The Low-Frequency Gravitational-Wave Background: A collaboration of Ted Pyne (Harvard Univ.), T. Marshall Eubanks (US Naval Obs), Mark Birkinshaw (Bristol Univ), Demetrios Matsakis (US Naval Obs), and Carl Gwinn (UCSB) searched for this pattern. They used measurements of the apparent proper motions of quasars to determine an upper limit on the total mass-energy density of gravitational radiation, with periods greater than about 20 years. They found that the energy density in such waves is less than 0.02 of that required to close the universe.
Deflection by Gravitational Waves from Localized Sources: As shown schematically below, a light ray that passes close to a rapidly-changing source of strong gravitational fields, such as a binary star system with a tight orbit, can suffer large bending near the source, where gravitational waves are strong. Could we detect gravitational waves by looking for bending of light rays that pass close to a binary system?

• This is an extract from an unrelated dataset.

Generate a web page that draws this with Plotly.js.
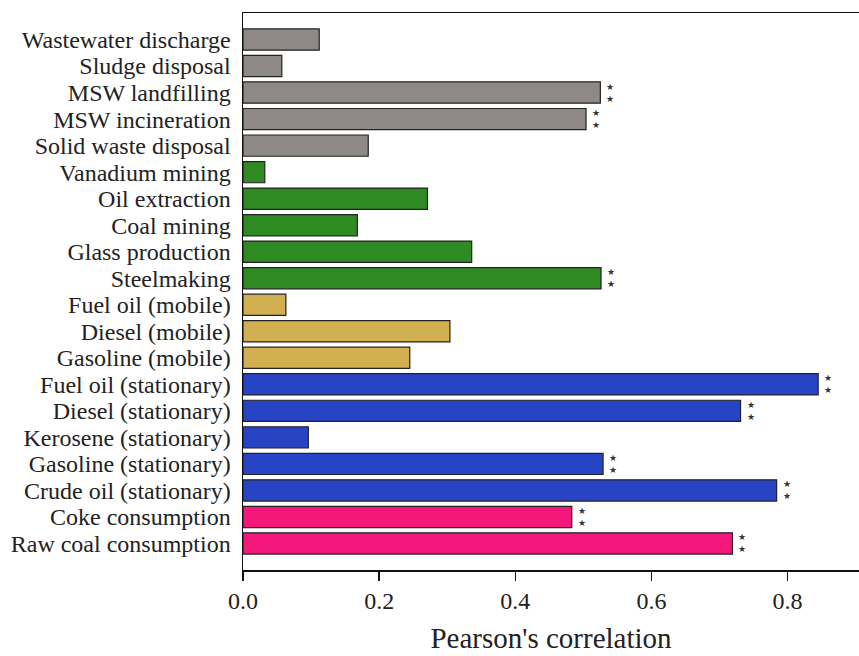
<!DOCTYPE html>
<html>
<head>
<meta charset="utf-8">
<script src="https://cdn.plot.ly/plotly-3.0.1.min.js"></script>
<style>html,body{margin:0;padding:0;background:#fff;}#chart{width:859px;height:656px;}</style>
</head>
<body>
<div id="chart"></div>
<script>
// Categories listed top to bottom as in the picture
const categories = [
  "Wastewater discharge", "Sludge disposal", "MSW landfilling", "MSW incineration",
  "Solid waste disposal", "Vanadium mining", "Oil extraction", "Coal mining",
  "Glass production", "Steelmaking", "Fuel oil (mobile)", "Diesel (mobile)",
  "Gasoline (mobile)", "Fuel oil (stationary)", "Diesel (stationary)",
  "Kerosene (stationary)", "Gasoline (stationary)", "Crude oil (stationary)",
  "Coke consumption", "Raw coal consumption"
];
const values = [
  0.112, 0.057, 0.525, 0.504, 0.184, 0.032, 0.271, 0.168, 0.336, 0.526,
  0.063, 0.304, 0.245, 0.845, 0.731, 0.096, 0.529, 0.784, 0.483, 0.719
];
const groups = [
  "waste", "waste", "waste", "waste", "waste",
  "industry", "industry", "industry", "industry", "industry",
  "mobile", "mobile", "mobile",
  "stationary", "stationary", "stationary", "stationary", "stationary",
  "coal", "coal"
];
const significant = [
  false, false, true, true, false, false, false, false, false, true,
  false, false, false, true, true, false, true, true, true, true
];
const groupColors = {
  waste: "#8e8987",
  industry: "#2f8a23",
  mobile: "#d2b052",
  stationary: "#2644c4",
  coal: "#f5187b"
};

const n = categories.length;
const yPos = categories.map((c, i) => n - 1 - i);

const trace = {
  type: "bar",
  orientation: "h",
  x: values,
  y: yPos,
  width: 0.8,
  marker: {
    color: groups.map(g => groupColors[g]),
    line: { color: "#222222", width: 1.2 }
  },
  hoverinfo: "x+text",
  text: categories,
  textposition: "none"
};

const annotations = [];
values.forEach((v, i) => {
  if (significant[i]) {
    annotations.push({
      x: v, y: yPos[i], xref: "x", yref: "y",
      text: "★<br>★", showarrow: false,
      xanchor: "left", xshift: 4,
      font: { family: "DejaVu Sans", size: 9, color: "#333" },
      align: "center"
    });
  }
});

const layout = {
  width: 859, height: 656,
  margin: { l: 243, r: 0, t: 13, b: 86 },
  paper_bgcolor: "#fff", plot_bgcolor: "#fff",
  showlegend: false,
  font: { family: "Liberation Serif", color: "#222" },
  xaxis: {
    range: [0, 0.905],
    tickvals: [0, 0.2, 0.4, 0.6, 0.8],
    ticktext: ["0.0", "0.2", "0.4", "0.6", "0.8"],
    ticks: "outside", ticklen: 9, tickwidth: 1.5, tickcolor: "#111",
    showgrid: false, zeroline: false,
    showline: true, linecolor: "#111", linewidth: 1.5, mirror: true,
    tickfont: { family: "Liberation Serif", size: 24, color: "#222" },
    title: { text: "Pearson's correlation", font: { family: "Liberation Serif", size: 29, color: "#222" }, standoff: 14 }
  },
  yaxis: {
    range: [-1, n],
    tickvals: yPos,
    ticktext: categories,
    ticks: "", showgrid: false, zeroline: false,
    showline: true, linecolor: "#111", linewidth: 1.5,
    tickfont: { family: "Liberation Serif", size: 24, color: "#222" },
    ticklabelstandoff: 6
  },
  annotations: annotations
};

Plotly.newPlot("chart", [trace], layout, { displayModeBar: false, staticPlot: true });
</script>
</body>
</html>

A collaboration of Sergei Kopeikin (TPI, Jena), Gerhard Schaefer (TPI, Jena), Marshall Eubanks (US Naval Obs) and Carl Gwinn (UCSB) has determined the pattern of astrometric deflections and changes in pulse arrival times expected from a foreground source with a time-varying mass quadrupole moment, such as a binary star system. These effects turn out to be orders of magnitude smaller than one might expect, because of surprising symmetries in General Relativity.
Testing General Relativity: Because light deflection by gravitational radiation cancells so completely in General Relativity, a search for the effect might constitute a null test of General Relativity in the radiative limit, where few tests of this theory have been made. Kopeikin and collaborations are examining the question of what sorts of theories predict nonzero deflection.